I considered all of this when I was filling out my Facebook info (yes, this is important to me). Neither of the above lists satisfied me; the first seemed too impersonal, too arbitrary (I could probably think of many more great movies I have seen that have affected me in the same way), while the second seemed to convey nothing of my aesthetic, what I find important in art.

The list I finally decided upon was, sadly, unusable, because it contained only two items:

Into the Wild
Shopgirl

But this list is the only one of the three that satisfies my criteria. 1) It is based on a coherent value system, and includes all movies within that system. 2) The list is a personal one; it says something about me.

Into the Wild and Shopgirl are two movies that have shaken me to my core. They are not necessarily "perfect" movies in the way that the greats above are - Shopgirl in particular has its flaws. But they are probably the two movies that are most important to me, because I identify with them on an emotional level that far exceeds anything I have experienced with any other movie. Even though I am in many ways unlike them, I am also fundamentally exactly like Alexander Supertramp in Wild or Mirabelle and Ray in Shopgirl. They absorb me completely, and when their characters suffer the final blow, I too become lost.
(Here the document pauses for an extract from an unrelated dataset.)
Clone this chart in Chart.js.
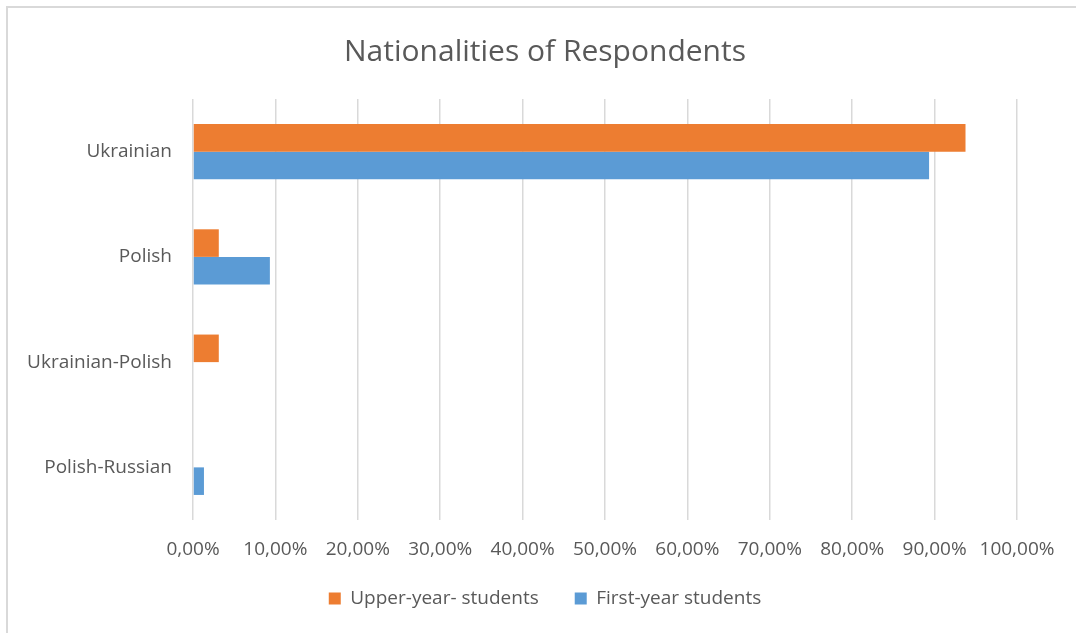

The list that appears on my Facebook looks like this, though it will probably change:

12 Angry Men
Adaptation
Amadeus
Into the Wild
Magnolia
Shopgirl

Which is really an amalgam of several different lists. But it's the best I can approximate. Ideally, as the years pass I will be able to find more films that shatter me as completely as Wild and Shopgirl have, and then I will have a real list, one that can stand on its own. Say, five items or more? I don't think that's too much to ask.